Review the order before you leave the courthouse to make sure that the information is correct.  If something is wrong or missing, you may want to ask the clerk how you can correct the order before you leave.  Be sure to keep it with you at all times.  You may want to keep copies in your car, workplace, or your child’s daycare.

Step 5: Police will serve the abuser.

The abuser must be “served,” or given a copy of the petition along with papers that tell him/her about the temporary restraining order (TRO) and the order to show cause (OSC) hearing date.

After the judge signs your TRO, you will receive a copy. It is your responsibility to make sure that service is completed. You will need to provide an address where the abuser can be found. In some circuits, you may have to take two copies of the TRO to the police station in the district where the abuser can most likely be located. In others, the court will ensure that the abuser is served. You may want to talk to the clerk before you leave the courthouse to make sure you know what the rule is in your circuit. Do not try to serve the abuser yourself.

Your TRO is not enforceable until the defendant is served.1 Once the police serve the order, they are supposed to take all firearms and ammunition from the abuser. You can read more about this in Can the abuser have a gun? You can call Hawaii Police Records and Services Department to ensure that the abuser has been served and your TRO is in effect.

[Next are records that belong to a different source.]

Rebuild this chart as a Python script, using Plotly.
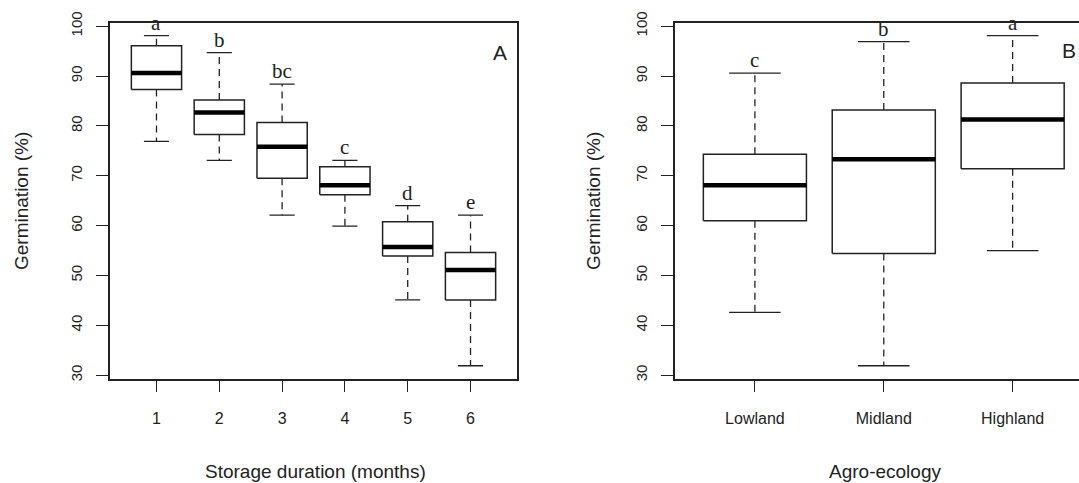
import plotly.graph_objects as go

# ---------------- data ----------------
storage_labels = ["1", "2", "3", "4", "5", "6"]
storage_lower = [76.9, 73.1, 62.1, 59.9, 45.1, 31.9]
storage_q1 = [87.3, 78.3, 69.5, 66.2, 53.9, 45.1]
storage_median = [90.6, 82.7, 75.8, 68.1, 55.7, 51.1]
storage_q3 = [96.1, 85.2, 80.7, 71.8, 60.8, 54.6]
storage_upper = [98.1, 94.7, 88.4, 73.1, 64.0, 62.1]
storage_letters = ["a", "b", "bc", "c", "d", "e"]

agro_labels = ["Lowland", "Midland", "Highland"]
agro_lower = [42.6, 31.9, 55.0]
agro_q1 = [61.0, 54.4, 71.4]
agro_median = [68.1, 73.3, 81.3]
agro_q3 = [74.3, 83.2, 88.6]
agro_upper = [90.6, 96.9, 98.1]
agro_letters = ["c", "b", "a"]

y_ticks = [30, 40, 50, 60, 70, 80, 90, 100]

# ---------------- styling ----------------
W, H = 1079, 483
INK = "#222222"
BOXW = 0.8
CAPW = 0.4
SANS = "Liberation Sans, Arial, sans-serif"
SERIF = "Liberation Serif, Times New Roman, serif"

fig = go.Figure()


def add_boxes(labels, lower, q1, med, q3, upper, xa, ya):
    bx, by, mx, my, wx, wy, cx, cy = [], [], [], [], [], [], [], []
    for i in range(len(labels)):
        p = i + 1
        l, r = p - BOXW / 2, p + BOXW / 2
        bx += [l, r, r, l, l, None]
        by += [q1[i], q1[i], q3[i], q3[i], q1[i], None]
        mx += [l, r, None]
        my += [med[i], med[i], None]
        wx += [p, p, None, p, p, None]
        wy += [q3[i], upper[i], None, q1[i], lower[i], None]
        cx += [p - CAPW / 2, p + CAPW / 2, None, p - CAPW / 2, p + CAPW / 2, None]
        cy += [upper[i], upper[i], None, lower[i], lower[i], None]
    common = dict(xaxis=xa, yaxis=ya, mode="lines", showlegend=False, hoverinfo="skip")
    fig.add_trace(go.Scatter(x=wx, y=wy, line=dict(color=INK, width=1.3, dash="7px,5px"), **common))
    fig.add_trace(go.Scatter(x=cx, y=cy, line=dict(color=INK, width=1.3), **common))
    fig.add_trace(go.Scatter(x=bx, y=by, fill="toself", fillcolor="white",
                             line=dict(color=INK, width=1.5), **common))
    fig.add_trace(go.Scatter(x=mx, y=my, line=dict(color="black", width=4.5), **common))


add_boxes(storage_labels, storage_lower, storage_q1, storage_median, storage_q3, storage_upper, "x", "y")
add_boxes(agro_labels, agro_lower, agro_q1, agro_median, agro_q3, agro_upper, "x2", "y2")

annotations = []
for i, t in enumerate(storage_letters):
    annotations.append(dict(x=i + 1, y=storage_upper[i], xref="x", yref="y", text=t,
                            showarrow=False, xanchor="center", yanchor="bottom", yshift=-1,
                            font=dict(family=SERIF, size=21, color=INK)))
for i, t in enumerate(agro_letters):
    annotations.append(dict(x=i + 1, y=agro_upper[i], xref="x2", yref="y2", text=t,
                            showarrow=False, xanchor="center", yanchor="bottom", yshift=-1,
                            font=dict(family=SERIF, size=21, color=INK)))

# panel letters
annotations.append(dict(x=500 / W, y=1 - 52 / H, xref="paper", yref="paper", text="A",
                        showarrow=False, xanchor="center", yanchor="middle",
                        font=dict(family=SANS, size=21, color=INK)))
annotations.append(dict(x=1078 / W, y=1 - 51 / H, xref="paper", yref="paper", text="B",
                        showarrow=False, xanchor="right", yanchor="middle",
                        font=dict(family=SANS, size=21, color=INK)))

# axis titles
annotations.append(dict(x=315 / W, y=1 - 471 / H, xref="paper", yref="paper",
                        text="Storage duration (months)", showarrow=False,
                        xanchor="center", yanchor="middle",
                        font=dict(family=SANS, size=19, color=INK)))
annotations.append(dict(x=885 / W, y=1 - 471 / H, xref="paper", yref="paper",
                        text="Agro-ecology", showarrow=False,
                        xanchor="center", yanchor="middle",
                        font=dict(family=SANS, size=19, color=INK)))
annotations.append(dict(x=21 / W, y=1 - 201 / H, xref="paper", yref="paper",
                        text="Germination (%)", showarrow=False, textangle=-90,
                        xanchor="center", yanchor="middle",
                        font=dict(family=SANS, size=19, color=INK)))
annotations.append(dict(x=593 / W, y=1 - 201 / H, xref="paper", yref="paper",
                        text="Germination (%)", showarrow=False, textangle=-90,
                        xanchor="center", yanchor="middle",
                        font=dict(family=SANS, size=19, color=INK)))

ydom = [1 - 378.7 / H, 1 - 22.7 / H]
yax = dict(domain=ydom, range=[29.3, 100.7], tickvals=y_ticks, ticktext=[str(v) for v in y_ticks],
           tickangle=-90, ticks="outside", ticklen=12, tickwidth=1.3, tickcolor=INK,
           showline=True, linecolor=INK, linewidth=1.5, showgrid=False, zeroline=False,
           automargin=False, ticklabelstandoff=8,
           tickfont=dict(family=SANS, size=15, color=INK))
xax_common = dict(ticks="outside", ticklen=12, tickwidth=1.3, tickcolor=INK,
                  showline=True, linecolor=INK, linewidth=1.5, mirror=True,
                  showgrid=False, zeroline=False, automargin=False, ticklabelstandoff=12,
                  tickfont=dict(family=SANS, size=16, color=INK))

fig.update_layout(
    width=W, height=H,
    autosize=False,
    margin=dict(l=0, r=0, t=0, b=0, pad=0),
    paper_bgcolor="white", plot_bgcolor="white",
    xaxis=dict(domain=[110 / W, 517 / W], range=[0.26, 6.74], anchor="y",
               tickvals=list(range(1, len(storage_labels) + 1)), ticktext=storage_labels,
               **xax_common),
    yaxis=dict(anchor="x", mirror=True, **yax),
    xaxis2=dict(domain=[675 / W, 1.0], range=[0.38, 3.515], anchor="y2",
                tickvals=list(range(1, len(agro_labels) + 1)), ticktext=agro_labels,
                **xax_common),
    yaxis2=dict(anchor="x2", mirror=False, **yax),
    annotations=annotations,
)

fig.write_html("out.html", config={"displayModeBar": False},
               post_script="document.body.style.margin='0px';document.body.style.overflow='hidden';")
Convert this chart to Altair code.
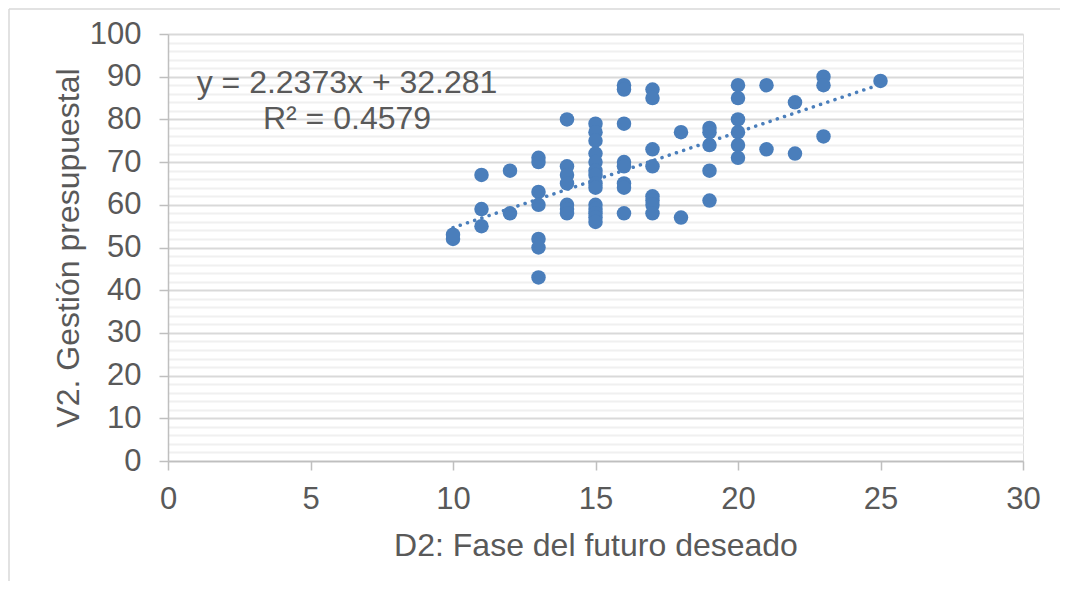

1 See Hawaii Judiciary website

Step 6: The order to show cause (OSC) hearing

Within 15 days of being granted your TRO, an order to show cause (OSC) hearing date will be scheduled. The date and time of your OSC hearing appears on your TRO. A judge will hear all of the evidence and decide whether to extend your TRO beyond 180 days. If the judge believes that a final order of protection should be issued, s/he will grant you an order that can last for as long as s/he determines is necessary.1

You must attend the hearing or your petition will be dismissed. However, you can request to attend the hearing remotely instead of in person if you choose. The judge must allow remote attendance if your petition includes at least one allegation of domestic abuse as defined by law. If your petition does not include at least one allegation of domestic abuse, the judge has the option to allow remote attendance or not, after considering factors such as any lack of transportation, child care, and paid time off, as well as your fear of the respondent.2 

If the abuser has received notice of the hearing, but does not show up, the judge will generally continue with the hearing.  If the abuser has not received notice of the hearing, the judge may order a new hearing date and extend your temporary restraining order.

You have the right to bring a lawyer to represent you at the hearing. If you need more time to get a lawyer, especially if, for example, you show up to court and the abuser has a lawyer and you do not, you may ask the judge for a “continuance” so you have more time to get a lawyer. An advocate may be available to assist you at your OSC hearing if you can’t get a lawyer.